- DATASET EXCERPTS -
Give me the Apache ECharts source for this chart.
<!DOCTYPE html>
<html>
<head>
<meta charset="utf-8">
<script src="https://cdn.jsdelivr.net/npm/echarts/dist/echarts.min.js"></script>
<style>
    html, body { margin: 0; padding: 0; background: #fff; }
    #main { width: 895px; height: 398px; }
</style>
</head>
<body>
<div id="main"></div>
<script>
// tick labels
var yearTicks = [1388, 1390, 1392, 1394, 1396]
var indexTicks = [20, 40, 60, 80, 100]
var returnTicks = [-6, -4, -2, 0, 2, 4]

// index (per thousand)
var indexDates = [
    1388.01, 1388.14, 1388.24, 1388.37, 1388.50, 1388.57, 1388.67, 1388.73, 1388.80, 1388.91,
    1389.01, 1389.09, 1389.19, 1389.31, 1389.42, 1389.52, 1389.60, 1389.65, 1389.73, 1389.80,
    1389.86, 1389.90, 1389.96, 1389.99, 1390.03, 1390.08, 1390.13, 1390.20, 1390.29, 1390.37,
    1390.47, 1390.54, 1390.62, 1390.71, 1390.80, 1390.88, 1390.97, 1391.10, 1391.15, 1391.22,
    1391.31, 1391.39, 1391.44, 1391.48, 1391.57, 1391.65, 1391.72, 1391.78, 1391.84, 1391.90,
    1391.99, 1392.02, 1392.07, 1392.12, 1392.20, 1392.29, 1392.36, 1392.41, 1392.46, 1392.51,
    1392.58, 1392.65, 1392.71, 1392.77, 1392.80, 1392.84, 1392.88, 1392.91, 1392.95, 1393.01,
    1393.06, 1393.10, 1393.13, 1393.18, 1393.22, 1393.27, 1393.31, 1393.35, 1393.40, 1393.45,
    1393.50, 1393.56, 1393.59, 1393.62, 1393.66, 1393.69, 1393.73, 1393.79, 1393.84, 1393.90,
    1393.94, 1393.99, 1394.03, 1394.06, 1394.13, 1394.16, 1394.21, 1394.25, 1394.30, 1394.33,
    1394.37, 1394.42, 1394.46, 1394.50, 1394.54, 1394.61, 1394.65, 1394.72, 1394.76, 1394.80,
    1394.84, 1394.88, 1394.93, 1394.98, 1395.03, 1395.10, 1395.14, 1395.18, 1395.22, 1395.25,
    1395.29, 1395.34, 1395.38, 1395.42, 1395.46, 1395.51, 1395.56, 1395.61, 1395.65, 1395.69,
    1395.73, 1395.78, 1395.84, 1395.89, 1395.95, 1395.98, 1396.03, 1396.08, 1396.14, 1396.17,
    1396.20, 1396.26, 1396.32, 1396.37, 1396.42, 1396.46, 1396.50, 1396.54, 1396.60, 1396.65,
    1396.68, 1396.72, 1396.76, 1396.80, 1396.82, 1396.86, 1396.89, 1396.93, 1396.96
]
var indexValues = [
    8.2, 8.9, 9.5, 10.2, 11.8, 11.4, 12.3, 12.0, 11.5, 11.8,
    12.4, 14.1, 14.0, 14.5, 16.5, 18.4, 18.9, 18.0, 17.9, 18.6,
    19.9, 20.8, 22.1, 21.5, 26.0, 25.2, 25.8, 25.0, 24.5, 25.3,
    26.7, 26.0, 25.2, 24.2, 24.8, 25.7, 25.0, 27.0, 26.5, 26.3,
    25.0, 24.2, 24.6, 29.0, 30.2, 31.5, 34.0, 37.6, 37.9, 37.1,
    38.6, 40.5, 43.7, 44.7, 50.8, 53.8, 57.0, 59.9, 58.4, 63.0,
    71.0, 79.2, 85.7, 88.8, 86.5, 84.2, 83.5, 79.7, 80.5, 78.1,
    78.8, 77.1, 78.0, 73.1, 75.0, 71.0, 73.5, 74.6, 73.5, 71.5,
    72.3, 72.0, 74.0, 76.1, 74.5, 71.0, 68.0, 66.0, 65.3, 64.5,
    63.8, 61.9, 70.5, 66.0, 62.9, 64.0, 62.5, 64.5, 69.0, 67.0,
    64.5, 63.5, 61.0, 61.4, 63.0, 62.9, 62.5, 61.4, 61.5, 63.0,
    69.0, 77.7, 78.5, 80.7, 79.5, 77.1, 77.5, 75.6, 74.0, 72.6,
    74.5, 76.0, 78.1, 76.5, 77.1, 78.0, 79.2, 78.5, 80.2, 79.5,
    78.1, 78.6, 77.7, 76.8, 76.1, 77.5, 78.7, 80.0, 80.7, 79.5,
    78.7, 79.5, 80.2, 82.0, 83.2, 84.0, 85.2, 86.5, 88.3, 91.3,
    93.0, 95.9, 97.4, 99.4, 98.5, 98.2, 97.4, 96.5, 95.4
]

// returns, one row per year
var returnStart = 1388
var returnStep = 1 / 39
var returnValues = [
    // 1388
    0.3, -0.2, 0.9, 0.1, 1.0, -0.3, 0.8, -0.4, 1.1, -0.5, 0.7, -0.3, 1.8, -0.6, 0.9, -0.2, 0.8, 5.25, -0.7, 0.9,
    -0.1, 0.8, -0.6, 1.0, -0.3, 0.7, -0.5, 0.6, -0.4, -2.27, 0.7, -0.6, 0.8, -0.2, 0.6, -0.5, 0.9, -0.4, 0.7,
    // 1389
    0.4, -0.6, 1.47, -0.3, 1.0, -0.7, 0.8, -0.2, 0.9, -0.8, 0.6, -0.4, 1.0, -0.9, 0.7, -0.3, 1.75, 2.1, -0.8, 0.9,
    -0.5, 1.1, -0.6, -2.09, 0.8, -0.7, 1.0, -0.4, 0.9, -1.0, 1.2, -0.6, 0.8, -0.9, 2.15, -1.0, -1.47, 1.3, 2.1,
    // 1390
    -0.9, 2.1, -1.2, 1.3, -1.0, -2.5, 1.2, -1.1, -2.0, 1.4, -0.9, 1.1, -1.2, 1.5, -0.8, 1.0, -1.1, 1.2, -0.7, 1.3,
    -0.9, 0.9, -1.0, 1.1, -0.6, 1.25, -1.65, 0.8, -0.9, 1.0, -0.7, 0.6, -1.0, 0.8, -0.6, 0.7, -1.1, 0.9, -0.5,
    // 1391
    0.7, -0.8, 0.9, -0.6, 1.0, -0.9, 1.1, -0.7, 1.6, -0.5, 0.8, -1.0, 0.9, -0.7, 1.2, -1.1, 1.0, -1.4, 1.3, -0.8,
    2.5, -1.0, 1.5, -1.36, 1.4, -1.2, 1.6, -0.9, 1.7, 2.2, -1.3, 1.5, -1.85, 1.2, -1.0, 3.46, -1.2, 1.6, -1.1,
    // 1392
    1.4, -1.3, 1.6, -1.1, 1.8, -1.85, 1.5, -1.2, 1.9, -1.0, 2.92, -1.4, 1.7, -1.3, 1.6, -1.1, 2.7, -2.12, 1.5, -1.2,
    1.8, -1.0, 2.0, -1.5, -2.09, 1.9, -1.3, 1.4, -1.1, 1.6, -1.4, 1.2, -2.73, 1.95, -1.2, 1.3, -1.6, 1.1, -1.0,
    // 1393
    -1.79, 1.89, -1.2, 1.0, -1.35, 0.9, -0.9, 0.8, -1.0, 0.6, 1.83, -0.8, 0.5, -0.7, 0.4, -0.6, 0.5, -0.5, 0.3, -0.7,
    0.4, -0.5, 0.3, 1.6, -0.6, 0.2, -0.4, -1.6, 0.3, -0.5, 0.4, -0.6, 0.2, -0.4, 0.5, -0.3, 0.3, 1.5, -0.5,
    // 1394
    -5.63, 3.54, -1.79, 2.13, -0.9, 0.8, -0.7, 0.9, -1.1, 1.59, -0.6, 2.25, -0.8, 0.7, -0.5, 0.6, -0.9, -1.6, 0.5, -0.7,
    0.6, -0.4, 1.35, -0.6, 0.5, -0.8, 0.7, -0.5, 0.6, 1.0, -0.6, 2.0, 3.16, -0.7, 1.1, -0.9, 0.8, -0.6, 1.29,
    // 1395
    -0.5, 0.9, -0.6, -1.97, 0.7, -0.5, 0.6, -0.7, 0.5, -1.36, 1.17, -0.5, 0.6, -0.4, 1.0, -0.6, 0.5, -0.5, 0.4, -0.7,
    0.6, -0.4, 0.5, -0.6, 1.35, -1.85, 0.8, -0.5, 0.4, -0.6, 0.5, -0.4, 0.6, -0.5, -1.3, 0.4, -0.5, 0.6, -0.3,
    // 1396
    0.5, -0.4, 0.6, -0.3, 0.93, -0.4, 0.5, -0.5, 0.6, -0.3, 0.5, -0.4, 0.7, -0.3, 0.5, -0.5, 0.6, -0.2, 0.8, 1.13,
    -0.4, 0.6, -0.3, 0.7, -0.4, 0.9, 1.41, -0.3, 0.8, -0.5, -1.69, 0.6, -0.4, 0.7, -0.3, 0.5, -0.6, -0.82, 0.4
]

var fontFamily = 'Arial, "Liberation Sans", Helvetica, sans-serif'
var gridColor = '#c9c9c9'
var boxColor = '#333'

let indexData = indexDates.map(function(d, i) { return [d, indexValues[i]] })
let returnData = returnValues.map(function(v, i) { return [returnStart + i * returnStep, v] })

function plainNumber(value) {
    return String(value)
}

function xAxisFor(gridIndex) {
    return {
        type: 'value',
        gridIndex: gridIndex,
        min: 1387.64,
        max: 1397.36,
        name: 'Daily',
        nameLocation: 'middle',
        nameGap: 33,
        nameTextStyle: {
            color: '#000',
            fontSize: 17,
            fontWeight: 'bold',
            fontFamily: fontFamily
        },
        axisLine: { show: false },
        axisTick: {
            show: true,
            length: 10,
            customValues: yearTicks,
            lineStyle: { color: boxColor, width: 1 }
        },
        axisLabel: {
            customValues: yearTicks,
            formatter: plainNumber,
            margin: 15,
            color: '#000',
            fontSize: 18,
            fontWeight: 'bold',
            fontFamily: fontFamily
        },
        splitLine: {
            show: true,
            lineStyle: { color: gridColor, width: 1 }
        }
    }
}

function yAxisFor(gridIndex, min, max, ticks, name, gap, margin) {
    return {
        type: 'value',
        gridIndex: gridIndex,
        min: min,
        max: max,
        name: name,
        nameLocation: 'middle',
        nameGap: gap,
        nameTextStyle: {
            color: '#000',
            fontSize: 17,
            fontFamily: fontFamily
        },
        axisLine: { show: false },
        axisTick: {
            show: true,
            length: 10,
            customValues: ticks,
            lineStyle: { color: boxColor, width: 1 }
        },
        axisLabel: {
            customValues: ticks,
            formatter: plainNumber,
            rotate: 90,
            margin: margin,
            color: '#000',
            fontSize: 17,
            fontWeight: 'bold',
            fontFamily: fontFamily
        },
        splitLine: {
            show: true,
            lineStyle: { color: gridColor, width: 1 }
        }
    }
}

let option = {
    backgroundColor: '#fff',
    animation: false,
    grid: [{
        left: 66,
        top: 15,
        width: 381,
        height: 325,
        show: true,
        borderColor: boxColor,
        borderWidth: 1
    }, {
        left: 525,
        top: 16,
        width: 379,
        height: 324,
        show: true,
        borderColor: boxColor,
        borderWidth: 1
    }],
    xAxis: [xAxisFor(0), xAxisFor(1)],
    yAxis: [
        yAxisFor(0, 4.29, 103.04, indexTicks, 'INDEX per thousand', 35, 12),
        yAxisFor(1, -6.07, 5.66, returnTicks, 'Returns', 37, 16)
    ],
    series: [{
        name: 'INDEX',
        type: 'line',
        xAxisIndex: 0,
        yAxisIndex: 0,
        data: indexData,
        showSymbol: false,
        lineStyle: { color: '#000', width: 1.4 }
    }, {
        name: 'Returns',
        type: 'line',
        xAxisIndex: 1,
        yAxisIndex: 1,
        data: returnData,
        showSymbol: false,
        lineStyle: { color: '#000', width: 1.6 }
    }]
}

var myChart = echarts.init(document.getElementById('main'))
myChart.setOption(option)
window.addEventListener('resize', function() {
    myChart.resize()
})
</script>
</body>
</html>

==

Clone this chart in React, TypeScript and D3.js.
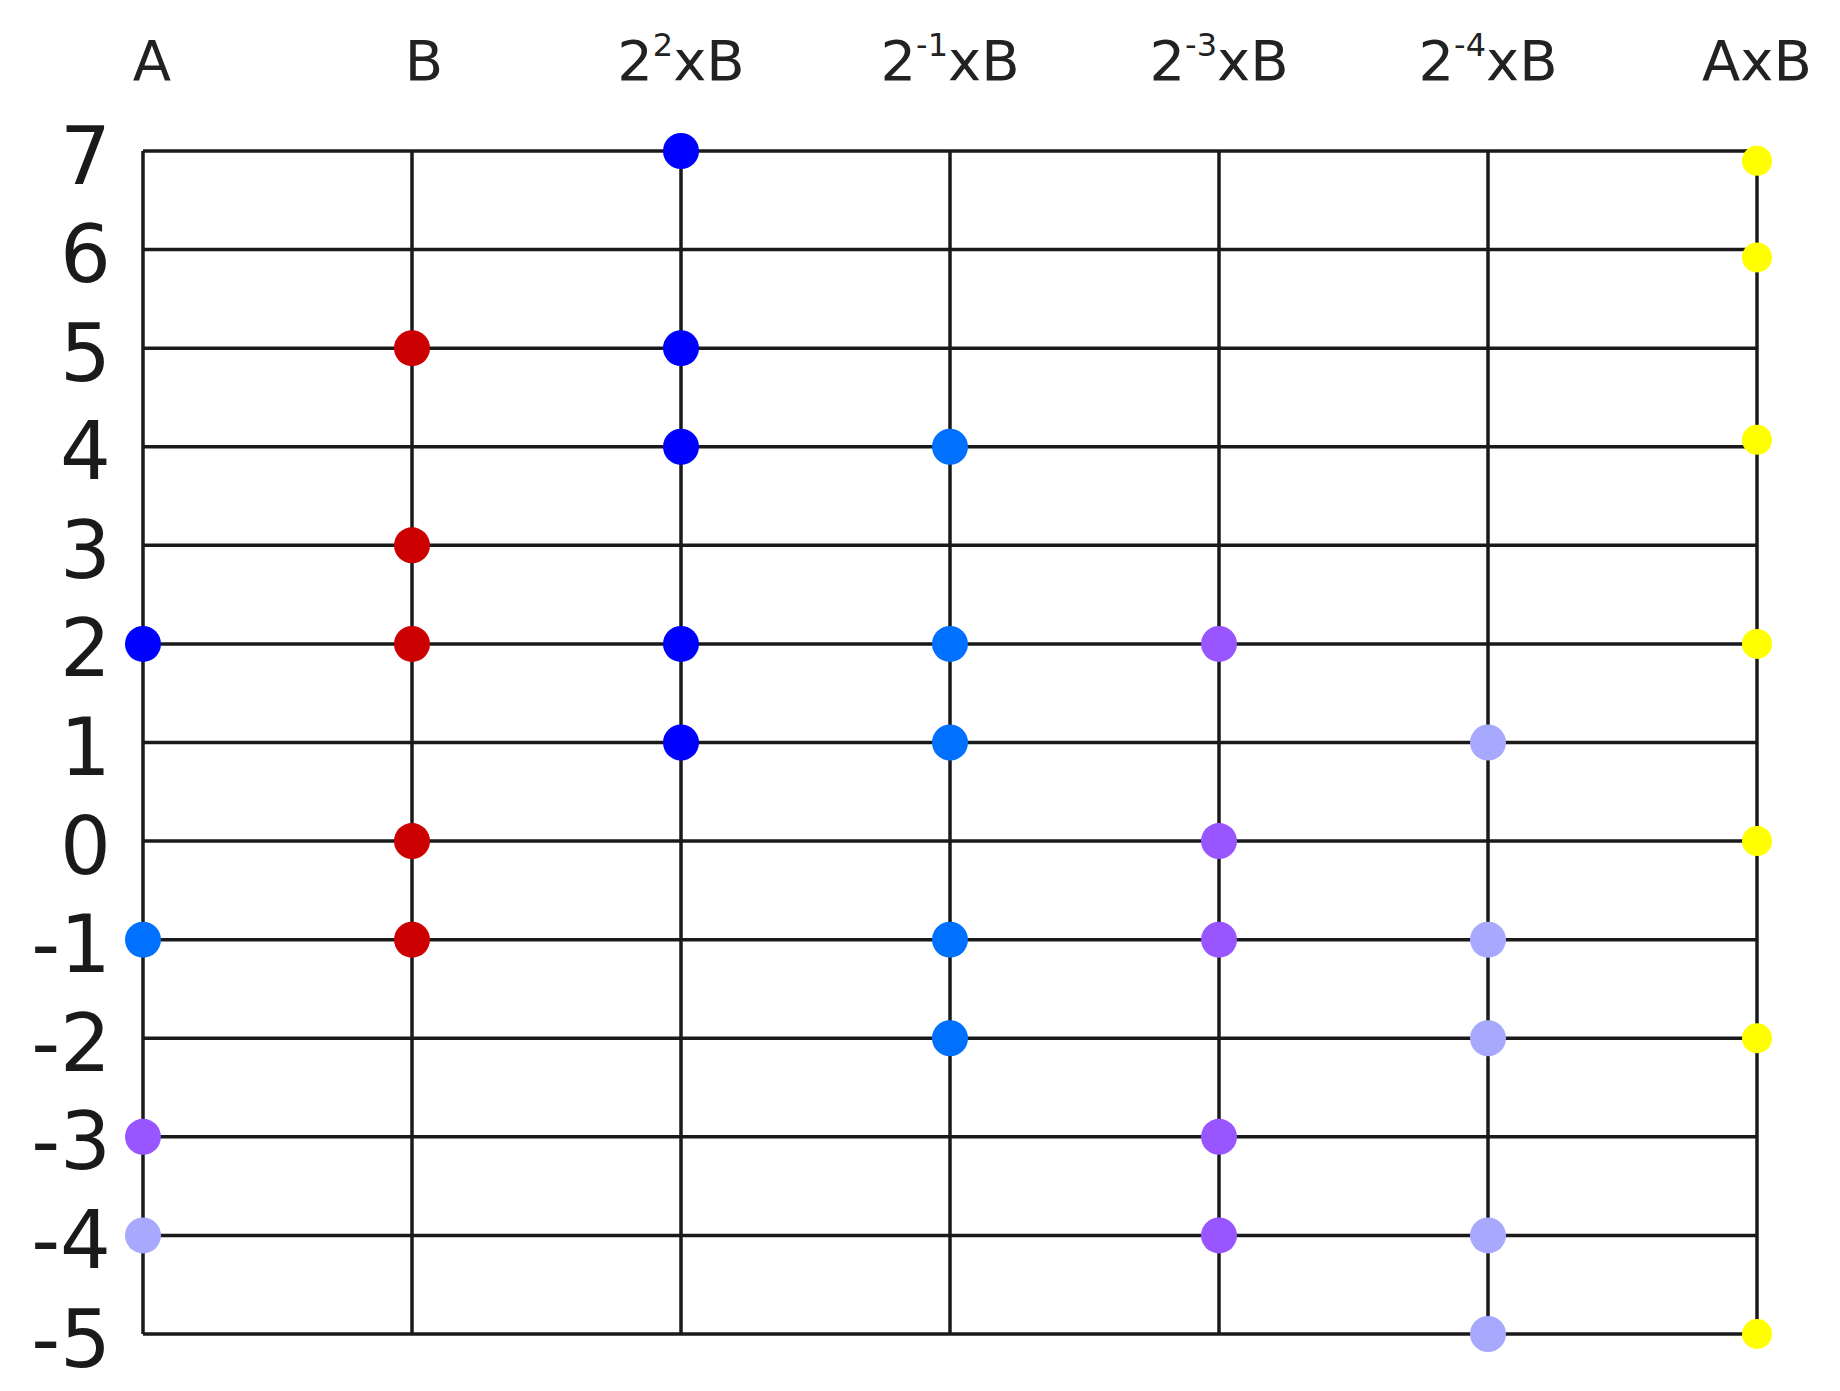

--

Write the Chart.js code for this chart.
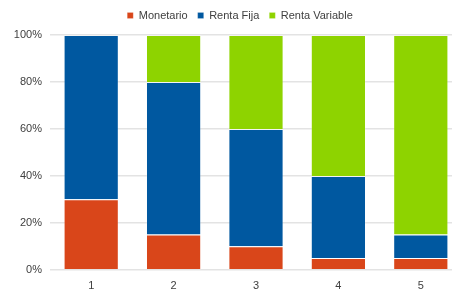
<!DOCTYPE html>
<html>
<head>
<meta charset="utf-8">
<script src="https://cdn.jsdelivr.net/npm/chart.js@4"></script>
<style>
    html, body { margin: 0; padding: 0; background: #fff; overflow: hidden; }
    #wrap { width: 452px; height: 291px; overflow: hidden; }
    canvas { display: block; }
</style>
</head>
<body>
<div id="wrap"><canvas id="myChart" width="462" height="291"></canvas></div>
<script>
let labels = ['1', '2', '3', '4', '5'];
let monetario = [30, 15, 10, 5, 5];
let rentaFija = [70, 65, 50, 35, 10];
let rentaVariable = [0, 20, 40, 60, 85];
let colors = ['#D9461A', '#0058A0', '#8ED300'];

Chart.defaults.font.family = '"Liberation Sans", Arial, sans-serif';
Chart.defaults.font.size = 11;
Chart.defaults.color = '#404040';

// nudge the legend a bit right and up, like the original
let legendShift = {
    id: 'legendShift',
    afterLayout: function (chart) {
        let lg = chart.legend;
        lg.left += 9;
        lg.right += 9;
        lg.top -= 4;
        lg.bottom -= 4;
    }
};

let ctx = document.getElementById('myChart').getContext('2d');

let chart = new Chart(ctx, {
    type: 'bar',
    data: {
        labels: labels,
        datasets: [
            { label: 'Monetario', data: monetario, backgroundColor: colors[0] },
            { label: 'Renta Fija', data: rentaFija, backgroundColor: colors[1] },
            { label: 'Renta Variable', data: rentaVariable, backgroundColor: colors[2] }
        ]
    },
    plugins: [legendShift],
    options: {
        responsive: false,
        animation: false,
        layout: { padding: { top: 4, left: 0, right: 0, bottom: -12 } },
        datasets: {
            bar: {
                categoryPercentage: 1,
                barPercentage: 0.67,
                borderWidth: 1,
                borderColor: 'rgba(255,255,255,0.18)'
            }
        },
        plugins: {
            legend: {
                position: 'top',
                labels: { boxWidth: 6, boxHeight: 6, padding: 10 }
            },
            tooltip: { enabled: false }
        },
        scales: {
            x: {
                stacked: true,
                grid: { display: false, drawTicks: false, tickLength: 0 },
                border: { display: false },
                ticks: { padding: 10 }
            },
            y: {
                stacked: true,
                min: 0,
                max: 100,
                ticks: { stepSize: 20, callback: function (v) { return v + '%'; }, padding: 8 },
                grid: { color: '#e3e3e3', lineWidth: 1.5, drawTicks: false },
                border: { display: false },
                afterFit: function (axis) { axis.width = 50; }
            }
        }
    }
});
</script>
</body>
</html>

- PROBLEM STATEMENT -
Reproduce, without alteration, solely the lines beginning at the line that includes "Give me the" and ending at the line that includes "var returnTicks = [-6, -4, -2, 0, 2, 4]", both lines included.

- WRITTEN RESPONSE -
Give me the Apache ECharts source for this chart.
<!DOCTYPE html>
<html>
<head>
<meta charset="utf-8">
<script src="https://cdn.jsdelivr.net/npm/echarts/dist/echarts.min.js"></script>
<style>
    html, body { margin: 0; padding: 0; background: #fff; }
    #main { width: 895px; height: 398px; }
</style>
</head>
<body>
<div id="main"></div>
<script>
// tick labels
var yearTicks = [1388, 1390, 1392, 1394, 1396]
var indexTicks = [20, 40, 60, 80, 100]
var returnTicks = [-6, -4, -2, 0, 2, 4]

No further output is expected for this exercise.